While government agencies don’t prohibit advisors from selling or recommending cryptocurrency, Bitcoin remains unregulated in the U.S. Since the digital currency doesn’t adhere to the rules government agencies have for other assets traded on the public market, like how public companies need to release regular financial statements, many firms don’t allow advisors to make crypto recommendations.

Still, that doesn’t mean investors aren’t asking: the FPA survey also found that nearly half of advisors said clients asked about the asset in the last six months, compared to 17% in 2020. Clients ask Tiffany Welka about cryptocurrency every day, the financial advisor and vice president at VFG Associates in Livonia, Michigan says.

“I have to keep saying the same thing because our compliance department actually has told us and coached us that we’re really not supposed to be advising our clients to be in cryptocurrency,” Welka says.

It’s tough because, while such a speculative investment might not be in the best interest of her clients right now, it could also represent the future of investing, spending and saving, she adds. For now, Welka lets her clients know that she isn’t able to recommend cryptocurrency — and if they decide to buy crypto on their own, she can’t manage it for them.

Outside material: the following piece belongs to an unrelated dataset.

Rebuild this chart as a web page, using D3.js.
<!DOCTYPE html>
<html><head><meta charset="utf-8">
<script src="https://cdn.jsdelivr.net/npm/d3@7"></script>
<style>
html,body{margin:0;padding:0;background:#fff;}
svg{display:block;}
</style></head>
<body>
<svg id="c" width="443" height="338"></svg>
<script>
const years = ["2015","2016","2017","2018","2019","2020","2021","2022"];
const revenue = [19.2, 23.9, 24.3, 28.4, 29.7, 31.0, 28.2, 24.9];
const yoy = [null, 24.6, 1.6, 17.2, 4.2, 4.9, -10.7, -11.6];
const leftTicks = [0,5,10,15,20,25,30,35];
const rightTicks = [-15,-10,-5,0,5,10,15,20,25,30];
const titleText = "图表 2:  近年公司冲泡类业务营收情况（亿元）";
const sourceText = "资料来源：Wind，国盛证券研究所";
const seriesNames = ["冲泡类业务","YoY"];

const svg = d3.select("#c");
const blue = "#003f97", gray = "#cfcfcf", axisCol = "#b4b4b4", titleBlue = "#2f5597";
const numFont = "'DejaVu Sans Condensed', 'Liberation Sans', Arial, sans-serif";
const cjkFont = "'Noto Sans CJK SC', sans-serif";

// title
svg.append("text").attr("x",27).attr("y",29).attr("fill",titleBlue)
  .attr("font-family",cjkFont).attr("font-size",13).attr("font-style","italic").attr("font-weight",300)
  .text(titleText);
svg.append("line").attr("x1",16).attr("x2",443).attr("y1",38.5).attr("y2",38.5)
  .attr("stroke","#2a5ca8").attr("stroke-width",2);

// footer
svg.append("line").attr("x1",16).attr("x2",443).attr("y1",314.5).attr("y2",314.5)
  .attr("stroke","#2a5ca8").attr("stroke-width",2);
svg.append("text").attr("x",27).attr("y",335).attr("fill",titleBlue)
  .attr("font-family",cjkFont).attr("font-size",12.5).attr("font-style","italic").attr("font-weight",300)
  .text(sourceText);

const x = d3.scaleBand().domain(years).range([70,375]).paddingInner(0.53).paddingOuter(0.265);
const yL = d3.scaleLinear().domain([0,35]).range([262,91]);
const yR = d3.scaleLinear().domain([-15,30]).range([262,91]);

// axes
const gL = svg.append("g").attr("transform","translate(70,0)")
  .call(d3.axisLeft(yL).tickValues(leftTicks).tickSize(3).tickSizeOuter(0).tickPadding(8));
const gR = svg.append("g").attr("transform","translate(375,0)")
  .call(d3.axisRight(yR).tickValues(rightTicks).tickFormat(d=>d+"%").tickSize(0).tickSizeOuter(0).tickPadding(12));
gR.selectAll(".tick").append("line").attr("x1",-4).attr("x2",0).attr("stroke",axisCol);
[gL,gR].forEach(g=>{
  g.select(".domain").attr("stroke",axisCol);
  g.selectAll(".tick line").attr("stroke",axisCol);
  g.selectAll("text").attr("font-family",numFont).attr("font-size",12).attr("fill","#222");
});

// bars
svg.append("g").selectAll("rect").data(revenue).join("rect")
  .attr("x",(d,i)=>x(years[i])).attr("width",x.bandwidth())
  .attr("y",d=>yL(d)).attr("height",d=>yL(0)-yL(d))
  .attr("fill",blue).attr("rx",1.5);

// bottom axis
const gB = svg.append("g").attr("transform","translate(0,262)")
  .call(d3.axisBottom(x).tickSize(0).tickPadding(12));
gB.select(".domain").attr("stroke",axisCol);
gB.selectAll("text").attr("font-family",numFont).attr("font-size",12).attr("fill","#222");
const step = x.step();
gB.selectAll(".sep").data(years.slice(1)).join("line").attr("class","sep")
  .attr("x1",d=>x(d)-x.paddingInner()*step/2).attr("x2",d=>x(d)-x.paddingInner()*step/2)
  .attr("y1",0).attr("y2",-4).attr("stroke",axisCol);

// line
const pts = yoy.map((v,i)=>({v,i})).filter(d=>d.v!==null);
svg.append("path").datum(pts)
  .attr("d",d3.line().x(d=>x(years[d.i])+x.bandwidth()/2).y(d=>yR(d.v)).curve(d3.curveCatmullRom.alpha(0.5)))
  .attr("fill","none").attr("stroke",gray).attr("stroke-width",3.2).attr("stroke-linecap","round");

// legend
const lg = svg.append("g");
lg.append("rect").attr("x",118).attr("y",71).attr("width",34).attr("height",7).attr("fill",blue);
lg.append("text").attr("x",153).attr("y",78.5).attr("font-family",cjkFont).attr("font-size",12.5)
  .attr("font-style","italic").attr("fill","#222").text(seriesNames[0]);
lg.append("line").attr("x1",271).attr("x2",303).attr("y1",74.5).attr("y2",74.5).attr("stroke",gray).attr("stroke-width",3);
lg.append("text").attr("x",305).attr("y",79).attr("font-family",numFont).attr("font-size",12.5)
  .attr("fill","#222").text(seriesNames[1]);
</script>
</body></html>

However, interest from clients and financial advisors has spurred investment firm Baird to re-evaluate the investing case for cryptocurrencies, says Ross Mayfield, an investment strategy analyst at Baird. When it comes to client interest and institutional adoption, it certainly seems like the crypto space is here to stay, he adds — and that might not have been something he would have been as confident saying just two years ago.

“It’s a whole new world today,” Mayfield said.

Buying Coinbase stock is one way to thread the needle, so to speak.

The Securities and Exchange Commission (SEC) has repeatedly blocked efforts to bring a Bitcoin ETF to the U.S. market, and investors should be cautious of the volatility and potential for fraud when investing in Bitcoin. But experts don’t think a Bitcoin ETF is out of the realm of possibility, though likely not for at least a year or two. Analysts have been encouraged by the appointment of Gary Gensler, who previously taught blockchain and digital currency classes at the Massachusetts Institute of Technology, to the SEC. ETFs track the prices of underlying assets of indexes, so the price of one share of a Bitcoin ETF would move with the price of Bitcoin, according to the Canada’s Corporate Finance Institute. In other words, investors could invest in Bitcoin without having to deal with a crypto exchange. (Canada has approved Bitcoin ETFs.) An approved Bitcoin ETF in the U.S. would change the game for advisors who want to recommend adding Bitcoin to a portfolio but can’t, as well as their clients who might not feel comfortable buying it on their own via one of the crypto exchanges or trading apps.

For now, financial advisors are keeping their eye on the potential of changing rules. And if the last few years are any example, the foreseeable future could change quickly when it comes to Bitcoin.